Tango: A sweeping South American dance where fire and emotion meet their match in a particularly precise artistry. Quick, cutting steps mirror bandoneon notes in their intricacy, but the sentimiento that remains is insistently passionate. The sound conjures thoughts of Buenos Aires, and well it should. Along with Uruguay's Montevideo, Buenos Aires gave birth to tango.
It's also a city that Williamsport Symphony Orchestra conductor Gerardo Edelstein, a native Argentinean, called home for many years, and which inspired the WSO's next concert, the aptly titled "Let's Tango!"
The WSO will present "Let's Tango!" at 7:30 p.m. Saturday at the Community Arts Center, 220 W. Fourth St. The concert will feature renowned Argentinean bandoneonist Hector del Curto, who will join with the symphony to perform "Las Cuatro Estaciones (The Four Seasons)" by Astor Piazzolla - not to be confused with that other like-titled work by Vivaldi.
"The tango has all the components that people like to hear in music," Edelstein said. "It has very seductive dancing, tunes and melodies - very beautiful melodies - and it's very rhythmic at the same time."

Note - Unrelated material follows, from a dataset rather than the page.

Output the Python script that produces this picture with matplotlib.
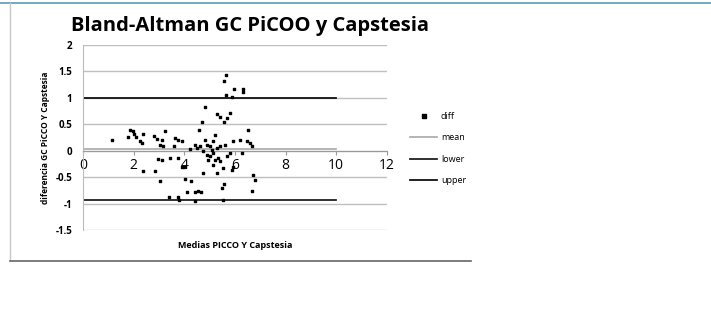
import matplotlib.pyplot as plt
import numpy as np
from matplotlib.lines import Line2D

# data
x_means = [5.63, 5.57, 5.97, 6.3, 6.3, 5.63, 5.87, 4.82, 5.28, 5.41, 5.80, 5.67, 5.57,
           4.71, 4.59, 6.53, 1.13, 1.86, 1.96, 1.99, 1.79, 2.09, 2.25, 2.38, 2.32,
           2.80, 2.91, 3.24, 3.11, 3.04, 3.15, 3.63, 3.76, 3.90, 3.60, 2.36, 2.84, 3.04,
           2.97, 3.11, 3.43, 3.76, 3.90, 4.00, 4.03, 4.26, 4.09, 4.42, 4.55, 4.65,
           3.41, 3.76, 3.79, 4.42, 5.54, 4.75, 5.14, 5.28, 5.57, 5.50, 6.72, 6.79, 6.66,
           4.82, 5.14, 5.21, 4.88, 5.01, 4.62, 4.49, 5.08, 5.28, 5.41, 5.61, 4.88, 5.01,
           5.14, 5.34, 5.41, 5.67, 5.80, 5.93, 4.75, 4.95, 5.21, 4.22, 4.42,
           5.93, 6.20, 6.26, 6.46, 6.59, 6.66, 5.54, 5.87]
diffs = [1.44, 1.31, 1.16, 1.16, 1.11, 1.06, 1.02, 0.82, 0.70, 0.64, 0.71, 0.62, 0.55,
         0.55, 0.40, 0.40, 0.20, 0.40, 0.37, 0.32, 0.26, 0.26, 0.18, 0.32, 0.15,
         0.28, 0.22, 0.37, 0.21, 0.11, 0.08, 0.24, 0.21, 0.18, 0.08, -0.39, -0.39, -0.58,
         -0.16, -0.17, -0.14, -0.14, -0.30, -0.31, -0.54, -0.58, -0.79, -0.79, -0.77, -0.79,
         -0.87, -0.87, -0.93, -0.96, -0.94, -0.42, -0.28, -0.42, -0.64, -0.70, -0.47, -0.56, -0.77,
         0.21, 0.18, 0.30, 0.11, 0.08, 0.08, 0.05, 0.02, 0.05, 0.08, 0.11, -0.08, -0.11,
         -0.04, -0.14, -0.20, -0.11, -0.04, -0.30, -0.01, -0.17, -0.17, 0.03, 0.11,
         0.18, 0.21, -0.04, 0.18, 0.15, 0.09, -0.33, -0.36]

mean_diff = 0.04
lower = -0.93
upper = 1.0
line_x = [0, 10]

x_ticks = [0, 2, 4, 6, 8, 10, 12]
y_ticks = [-1.5, -1, -0.5, 0, 0.5, 1, 1.5, 2]

plt.rcParams['font.family'] = ['Open Sans', 'DejaVu Sans']

fig = plt.figure(figsize=(7.11, 3.12), dpi=100)

# frame lines of the screenshot
fig.add_artist(Line2D([0.0, 1.0], [0.99, 0.99], color='#5a9bb5', lw=1.2))
fig.add_artist(Line2D([0.014, 0.014], [0.163, 0.99], color='#c8c8c8', lw=1.0))
fig.add_artist(Line2D([0.014, 0.662], [0.163, 0.163], color='#666666', lw=1.2))

ax = fig.add_axes([0.117, 0.263, 0.427, 0.593])

for yv in y_ticks:
    ax.axhline(yv, color='#c0c0c0', lw=1.0, zorder=0)

ax.plot(line_x, [mean_diff, mean_diff], color='#a8a8a8', lw=1.2, label='mean')
ax.plot(line_x, [lower, lower], color='#202020', lw=1.3, label='lower')
ax.plot(line_x, [upper, upper], color='#101010', lw=1.3, label='upper')
ax.scatter(x_means, diffs, s=3, color='black', marker='s', label='diff', zorder=3)

ax.set_xlim(0, 12)
ax.set_ylim(-1.5, 2)
ax.set_xticks(x_ticks)
ax.set_yticks(y_ticks)
ax.set_yticklabels([str(v) for v in y_ticks], fontsize=7, fontweight='bold')
ax.set_xticklabels([str(v) for v in x_ticks], fontsize=7, fontweight='bold')

ax.spines['top'].set_visible(False)
ax.spines['right'].set_visible(False)
ax.spines['bottom'].set_position(('data', 0))
ax.spines['bottom'].set_color('#999999')
ax.spines['left'].set_color('#bbbbbb')
ax.tick_params(axis='x', length=3, color='#999999', pad=2)
ax.tick_params(axis='y', length=0, pad=8)

ax.set_title('Bland-Altman GC PiCOO y Capstesia', fontsize=14.5, fontweight='bold',
             pad=10, x=0.55)
ax.set_xlabel('Medias PICCO Y Capstesia', fontsize=6.5, fontweight='bold', labelpad=2)
ax.xaxis.set_label_coords(0.5, -0.06)
ax.set_ylabel('diferencia GC PiCCO Y Capstesia', fontsize=6, fontweight='bold', labelpad=4)

handles, labels = ax.get_legend_handles_labels()
order = [3, 0, 1, 2]
ax.legend([handles[i] for i in order], [labels[i] for i in order],
          loc='center left', bbox_to_anchor=(1.05, 0.44), frameon=False,
          fontsize=6.5, handlelength=3, labelspacing=1.4, handletextpad=0.4,
          markerscale=1.3)

plt.savefig('out.png', dpi=100)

It's not surprising then, that Piazzolla's work "is a very different take on the four seasons," Edelstein said. "It has nothing to do with the qualities or characteristics of the seasons. (It's more about) feelings, how does it feel in Buenos Aires during that time, during those different seasons?"
The Piazzolla piece will comprise the majority of the concert, but the symphony will also present two of Argentina's most famous and traditional tangos: "La Cumparsita," by Gerardo Mateo Rodriguez, and Angel Zilloldo's "El Choclo." Dancers will accompany the WSO, creating the tango's dramatic visual with which Americans are most familiar.
"It's beautifully melodic and fun to watch," Edelstein said of the music and song. "It's very difficult to learn to dance. The couple is very much tied to each other and the moves are very quick and sometimes dangerous, because the feet move so quickly."
"La Cumparsita" and "El Choclo" are iconic examples of this, and while they may be less familiar to North Americans, in South America they're a simple matter of tradition.
"Everybody in Argentina and South America will name (them) and they will know what you are talking about, and they'll be able to sing them to you," Edelstein said.
The conductor also believes that this appeal will translate to the symphony's Williamsport audience.
"I think that they will be enchanted by the music," Edelstein said. "It's music that is full of passion, and intensity, and I'm sure they will love the dancers. Some may hear for the first time this bandoneon instrument. I think that they also will be surprised by the variety of the different types of tango that we will be performing, from the most traditional to the salon tango to the most sophisticated."
To round out the playlist, the WSO will also perform Jacob Gade's "Tango Jalosie" and Carlos Guardel's "Por una cabeza," an instantly recognizable melody made famous by the John Williams arrangement featured in "Scent of a Woman" and "Schindler's List." The Guardel piece will also feature former WSO concertmaster Ken Sarch, who played with the orchestra for many years and has since retired. Edelstein said that Sarch's return is a way for the symphony to honor his years of dedication to its music and mission.
Del Curto will also add an emotional element to the event. The New York Times called him a "splendid" player who performs "wistful, piercing" solos on the bandoneon.
A unique instrument, the bandoneon is similar to an accordion, but smaller, and with buttons instead of a keyboard. Still, it's played in a similar fashion, and, together with the strings, gives the tango its haunting quality, as well as its signature flair. While tango is now recognized and appreciated all over the world, like the bandoneon, the emotions it consistently stirs have very specific roots.
Stemming from lower class neighborhoods in Buenos Aires, the tango was an outlet for people to vent their frustrations and unhappiness, typically with social issues.
"It was something that was sung and played. With time it evolved into something much, much more sophisticated," Edelstein said.
Edelstein was raised with tango music in Buenos Aires. When he relocated to the United States, he realized he wanted to bring that music to life for audiences in his new home. More than 10 years ago, as conductor of the Richmond Symphony, Edelstein created a concert that would set the stage for "Let's Tango!" When that concert succeeded, nearly selling out, Edelstein knew there was an interest in his homeland's music, and he revived the concert several times over the following decade.
He now brings it to Williamsport, with considerable enthusiasm.
"It's very emotional of course," Edelstein said. "It's very moving. I grew up with this music. I left Argentina more than 20 years ago, so it gets a little bit nostalgic for me. It's a moving experience, just hearing the bandoneon play and being close to a couple of dancers performing. It's very sentimental for me, very nostalgic. I love it. I really love it.
"I'm really looking forward to sharing this music with the audience and community and with musicians in Williamsport," he added. "It's a very sophisticated audience and I know they will appreciate it and enjoy it. It's wonderful music, very well written, very appealing."
Strike up the bandoneon, then, as the WSO prepares to offer its audience a night of passion, beauty and sophistication in music.